Multi-channel fulfillment is the process of receiving, managing, and shipping orders from multiple sales channels, such as a brand's own website, retail partners, and online marketplaces, within a single operation. Rather than running separate inventory pools and fulfillment processes for each channel, a multi-channel fulfillment approach coordinates them so that stock, orders, and shipping workflows are visible in one place.
Understanding Multi-Channel Fulfillment
Most consumer goods brands sell through more than one channel. DTC, wholesale, and marketplace orders each have different packaging requirements, carrier expectations, and lead time standards. Managing these separately creates duplicated work and makes it difficult to allocate inventory efficiently when demand shifts between channels.
Multi-channel fulfillment addresses this by centralizing inventory visibility and order routing. When a brand knows the total available stock and where each order needs to go, it can make better decisions about where to hold inventory and how to prioritize fulfillment during high-demand periods. The alternative, siloed systems per channel, typically leads to overselling, emergency transfers, and expedited shipping costs.
Channel-specific compliance is one of the more complex aspects of multi-channel fulfillment. Retail partners often have strict routing guides that dictate carrier selection, label format, and packing requirements. Violating those requirements generates chargebacks. DTC orders follow different rules, typically prioritizing speed and presentation. A multi-channel fulfillment operation must apply the right rules to each order without manual intervention.
Core Components of Multi-Channel Fulfillment
The foundation of multi-channel fulfillment is a centralized inventory system that receives order feeds from all channels and maintains a single, accurate view of available stock. From there, order routing logic sends each order to the appropriate fulfillment location, whether that is an owned warehouse, a 3PL, or a dropship supplier. A warehouse management system handles the physical execution: pick, pack, and ship according to the channel's requirements.

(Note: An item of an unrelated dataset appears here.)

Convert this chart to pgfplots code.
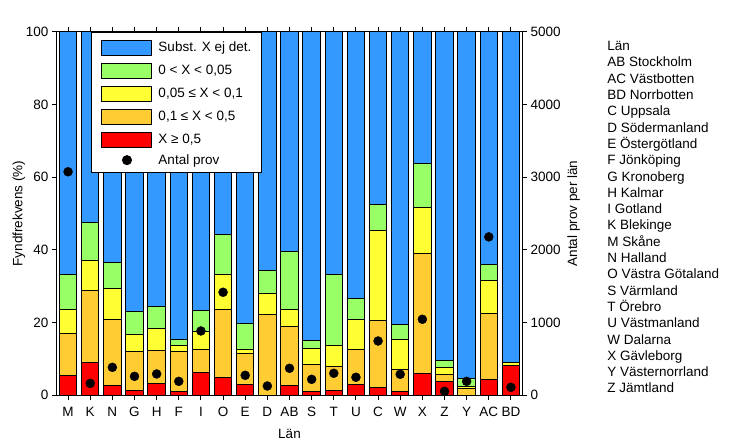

Carrier management and label generation need to adapt by channel. Retail replenishment orders go out on a pallet with specific EDI-compliant labels. DTC orders use small-parcel carriers with branded packaging. Marketplace orders may require marketplace-specific labeling. Multi-channel fulfillment software or a configured WMS handles these variations automatically based on the order source.
Multi-Channel Fulfillment in Practice
A mid-market CPG brand selling on its own site, through a national grocery retailer, and on Amazon is running multi-channel fulfillment whether or not it uses that label. The practical question is whether those channels share inventory data and a common fulfillment workflow or operate as entirely separate systems. Brands that invest in integration between their channels reduce stockouts, lower fulfillment costs, and respond faster when one channel spikes.
Inventory allocation across channels is one of the most consequential decisions in multi-channel fulfillment. Holding too much inventory for a low-volume channel starves a high-velocity one. Dynamic allocation rules, which shift available stock toward channels with stronger demand signals, improve sell-through rates and reduce the need for markdowns to clear slow-moving channel inventory.
Operations teams scaling multi-channel fulfillment often reach a point where a single warehouse can no longer meet the geographic and compliance requirements of all channels. At that stage, a 3PL network or a distributed fulfillment model becomes necessary. The key is maintaining a single source of truth for inventory even as physical fulfillment spreads across multiple locations.
Related Concepts
- Third-Party Logistics (3PL) is a common fulfillment partner in multi-channel operations, providing the physical infrastructure to receive, store, and ship orders when a brand's own warehouse capacity or geographic reach falls short.
- Warehouse Management System (WMS) manages the physical execution of fulfillment inside a warehouse, and in a multi-channel context it must apply different rules for each order type based on the channel it is serving.
- Order-to-Cash (O2C) covers the full cycle from order receipt to payment collection, and multi-channel fulfillment directly affects how quickly and accurately orders move through that cycle across each channel.
- Direct-to-Consumer (DTC) is one of the primary channels in a multi-channel fulfillment operation, typically requiring faster ship times and more attention to packaging presentation than wholesale or marketplace orders.
- Stock Keeping Unit (SKU) is the unit of inventory tracking that makes multi-channel fulfillment possible, since accurate SKU-level data across all channels is the prerequisite for reliable inventory allocation and order routing.